Puede que solo sean imaginaciones mías, pero tengo la impresión de que los vecinos de enfrente sonríen con sarcasmo cada vez que se asoman a la ventana y miran a nuestra fachada. Bien pueden. El límite de la zona básica de salud en Madrid hace un extraño y pasa justo por en medio de la calle. Ellos están en un área y nosotros en otra. La nuestra es una zona restringida, la de ellos no. Ellos pueden ir a donde quieran, nosotros tenemos la limitación de movimientos de un gibraltareño. Puedo comprar folios, pero no tinta para la impresora. Puedo comprar queso, pero no membrillo. El sábado quería hacer lacón con grelos, o más bien con nabizas, que es lo que hay en esta época, pero el sitio gallego donde las venden resultó estar unos metros fuera de los límites, así que tuve que contentarme con hacer cocido. Tengo un salvoconducto para ir a buscar al niño al colegio, pero no creo que sea válido para vegetales y hortalizas. No sé dónde podría solicitar uno para las nabizas. Quizás en la delegación de la Xunta...
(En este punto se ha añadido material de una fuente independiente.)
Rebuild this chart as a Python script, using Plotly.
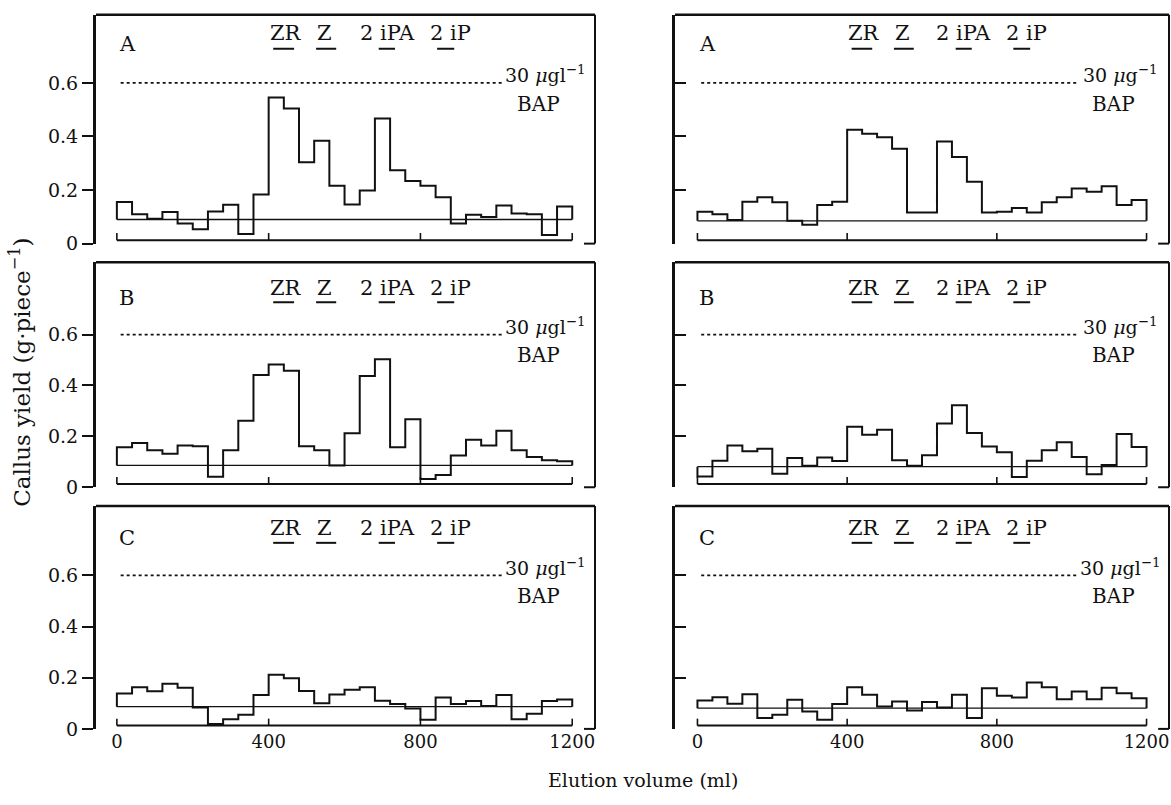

Todo esto me recuerda a aquella vieja película francesa, La loi, c’est la loi, en la que Fernandel es un aduanero francés cuya vida se complica cuando descubre que ha nacido en un giro raro que hace la frontera y en realidad es italiano. Pero yo no me siento molesto, sino curioso. Siempre me han fascinado las fronteras. Quizás sea porque me he encontrado frente a ellas con frecuencia. Cuando era niño, en la calle Nicomedes Pastor Díaz de Lugo, el límite parroquial pasaba también por en medio de la calzada. Cuando viví en Siena, mi casa estaba en el límite entre los barrios, ferozmente rivales, de la Lupa e l’Istrice. En Jerusalén, tuve casa a un lado y otro de la Línea Verde que separaba el Jerusalén árabe del israelí. Me he ocupado de coleccionar en la memoria esta clase de lugares: la carretera N54 en la República de Irlanda, en la que cruzabas dos veces el Úlster y lo sabías porque había soldados británicos apuntándote desde unas torres; el pueblo de Baarle-Hertog, atravesado por la frontera belga-holandesa con una caligrafía tan caprichosa que la línea está pintada en el suelo para que los vecinos se aclaren; Trieste, Beirut…
A base de pensar mucho en las fronteras, creo que he llegado a entenderlas. Son seres vivos, y aunque puedan parecer a menudo arbitrarias, surgen de forma espontánea allí donde existe algún tipo de asimetría. La prueba es que, si uno intenta suprimirla, la frontera simplemente se desplaza a otro sitio. Como cuando se eliminaron, por ejemplo, las fronteras internas de la UE, y lo que ocurrió fue que estas se trasladaron solas a las salas de embarque de los aeropuertos, donde ahora hay que identificarse como antes en una aduana. Incluso cuando es indistinguible en tierra, la frontera sigue siendo evidente desde el cielo, como la de Bolivia y Brasil, en la que el color (verde en Bolivia, marrón en Brasil) muestra el efecto de distintas leyes medioambientales. A veces queda únicamente su sonido, como la invisible frontera que separa Holanda y Bélgica, y que yo, cuando pasé una temporada en Maastricht con mi hermano Antonio hace muchos años, notaba hasta de noche y con los ojos cerrados porque el ruido que hacían las ruedas del coche en el asfalto cambiaba bruscamente.
También estas fronteras sanitarias que tenemos que respetar en estos días reflejan una realidad, en este caso microscópica. Las fronteras ya estaban ahí, separando poblaciones por criterios de densidad, renta, edad, actividad… pero nadie lo sabía, y ha bastado un patógeno invisible al ojo humano para que se inflamen y condicionen nuestras vidas.